Another type of response comes in the form of the capacity market.
What is the capacity market?
The capacity market is one of the ways we’ve worked with government to make sure there’s enough electricity available – and that power sources will deliver it when needed.
It’s been in place over winter since 2017, and acts a bit like an insurance policy against electricity supplies running too low. In return for regular payments, power sources in the capacity market must provide electricity if the system needs it, or face penalties.
Think of it like a group of back-up sources we have at our disposal ready to respond to help balance the system in times of stress.
Are margins issues related to Britain's EU exit?

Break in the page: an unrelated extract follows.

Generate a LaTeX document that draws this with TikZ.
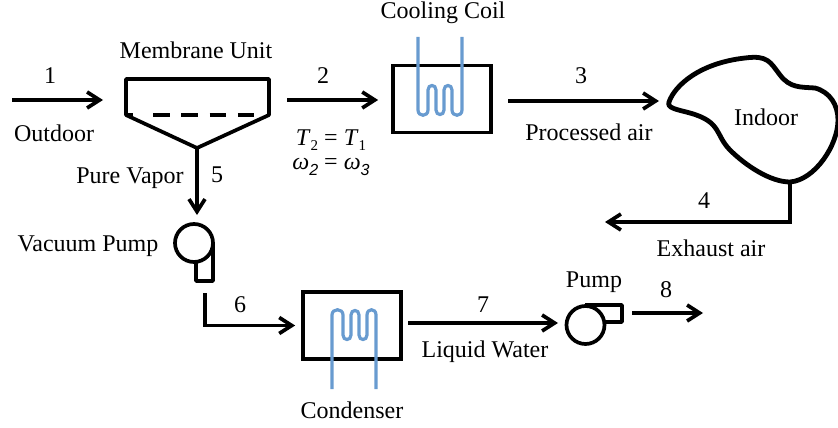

No. Our Winter Outlook report takes into account all EU exit scenarios in forecasting electricity supply.
Since the end of the transition period, the flow of electricity over interconnectors has continued uninterrupted to and from EU countries, and we don’t anticipate any future arrangement changing that.
See above for more insight into contributing factors behind tight margins.
Is the grid getting harder to balance?
Not harder, but more complex.
As more renewables enter the mix, electricity generation patterns become more weather dependent and harder to forecast – factors which can lead to significant variability in the scale and location of electricity supply.
This all has an impact on how we balance the grid and maintain our operating margin.
But we’re equal to the challenge. Our control room experts have the tools and capabilities – and are developing new ones – to manage the complexities.
And our forecasting teams do a fantastic job 24/7, working with weather forecasters and modellers to accurately predict demand, supply and all the other complex variables involved in balancing Britain’s network.
The tight margins we saw on occasion during 2020 are not a sign of the future.
We’re well prepared to deliver safe and reliable electricity in the years ahead, and are already transforming the way we operate Britain’s network in readiness to be able to run entirely with zero carbon power by 2025.